What are some of the shifts occurring in the grocery store?
Balan: The aisle is the new shelf. Retailers are now using the horizontal space for driving impulse purchases. They are employing square vats and stacks, spread throughout the grocery store to impel low-cost, high-volume purchases. An example is Nabisco products, such as Chips Ahoy!, Cheez-It and Vanilla Wafers sold in small containers but from many locations within the store.
Retailers are using vertical space for driving “2-fer” bulk purchases, thereby maximizing sales per square foot of vertical space.
While they are resorting to the strategy of selling to the customer from many location spots in the store, they are aiming at the customer from multiple volume and price points as well. Essentially, retailers are moving to the portfolio model to drive buying behavior. They’re offering linear choices, lateral choices and cross-product choices from the same manufacturer.
The next evolution we will see will be the growth of scanning technologies, predictive algorithms and creating likely-to-buy assortments. The predictive analytics of point-of-sale data will become more sophisticated.
What is the next evolution for human capital and people excellence?
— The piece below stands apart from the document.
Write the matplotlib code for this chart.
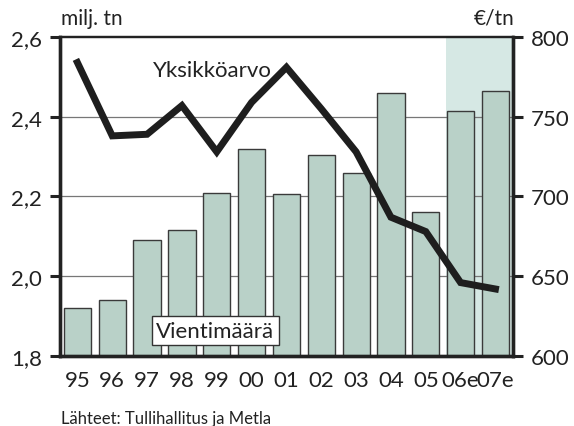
import numpy as np
import matplotlib
matplotlib.use("Agg")
import matplotlib.pyplot as plt

plt.rcParams['font.family'] = ['Lato', 'DejaVu Sans']

years = ["95", "96", "97", "98", "99", "00", "01", "02", "03", "04", "05", "06e", "07e"]
# export volume, million tonnes (left axis)
volume = [1.92, 1.94, 2.09, 2.115, 2.21, 2.32, 2.205, 2.305, 2.26, 2.46, 2.16, 2.415, 2.465]
# unit value, EUR/t (right axis)
unit_value = [784, 738, 739, 757, 728, 759, 781, 755, 728, 687, 678, 646, 642]

bar_color = "#b9d1c8"
shade_color = "#d6e8e4"
dark = "#222222"

fig = plt.figure(figsize=(5.74, 4.27), dpi=100)
ax = fig.add_axes([0.1045, 0.164, 0.789, 0.747])
x = np.arange(len(years))

# forecast shading
ax.axvspan(10.57, 12.5, color=shade_color, zorder=0, lw=0)
for y in [2.0, 2.2, 2.4]:
    ax.axhline(y, color="#777777", lw=0.9, zorder=1)

ax.bar(x, np.array(volume) - 1.8, bottom=1.8, width=0.78, color=bar_color,
       edgecolor="#3a3a3a", linewidth=1.0, zorder=2)
ax.set_xlim(-0.5, 12.5)
ax.set_ylim(1.8, 2.6)
ax.set_yticks([1.8, 2.0, 2.2, 2.4, 2.6])
ax.set_yticklabels(["1,8", "2,0", "2,2", "2,4", "2,6"])
ax.set_xticks(x)
ax.set_xticklabels(years)
ax.tick_params(axis="x", length=0, pad=10, labelsize=16, colors=dark)
ax.tick_params(axis="y", length=7, width=2.2, direction="out", labelsize=16,
               colors=dark, pad=6)

ax2 = ax.twinx()
ax2.plot(x, unit_value, color="#1e1e1e", lw=5, solid_joinstyle="miter", zorder=5)
ax2.set_ylim(600, 800)
ax2.set_yticks([600, 650, 700, 750, 800])
ax2.tick_params(axis="y", length=7, width=2.2, direction="out", labelsize=16,
                colors=dark, pad=6)

for a in (ax, ax2):
    a.spines["left"].set_linewidth(2.4)
    a.spines["right"].set_linewidth(2.4)
    a.spines["bottom"].set_linewidth(2.4)
    a.spines["top"].set_linewidth(1.6)
    for s in a.spines.values():
        s.set_color(dark)

ax2.text(2.17, 775.5, "Yksikköarvo", fontsize=16, color=dark, ha="left", va="baseline", zorder=6)
ax.text(3.96, 1.863, "Vientimäärä", fontsize=16, color=dark, ha="center", va="center", zorder=6,
        bbox=dict(boxstyle="square,pad=0.2", facecolor="white", edgecolor="#333333", lw=1.0))

fig.text(0.106, 0.941, "milj. tn", fontsize=15, color=dark, ha="left", va="baseline")
fig.text(0.897, 0.943, "€/tn", fontsize=15, color=dark, ha="right", va="baseline")
fig.text(0.106, 0.008, "Lähteet: Tullihallitus ja Metla", fontsize=12, color=dark, ha="left", va="baseline")

fig.savefig("out.png", dpi=100)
Balan: Given the nature of problems, linear thinking will no longer suffice. Silo mentalities must be eliminated. Functional expertise alone cannot solve the full range of business problems that brew every day. A marketer who does not understand the operational limitations of a new product launch is liable to make spotty decisions. Likewise, a packaging designer who does not grasp the changing dynamics of customers is likely to make myopic missteps.
Companies must create a new paradigm called “Correlational Intelligence.” That means creating a common ground for everyone in the company to understand the business and all its key aspects. Without this cultural shift, corporate productivity will be sacrificed daily, due to opacity, black space and discontinuities. Eventually this leads to loss of moral and vitality.
There has to be a new base line for learning and performance. Mandatory job rotation will go a long way in building Correlational Intelligence.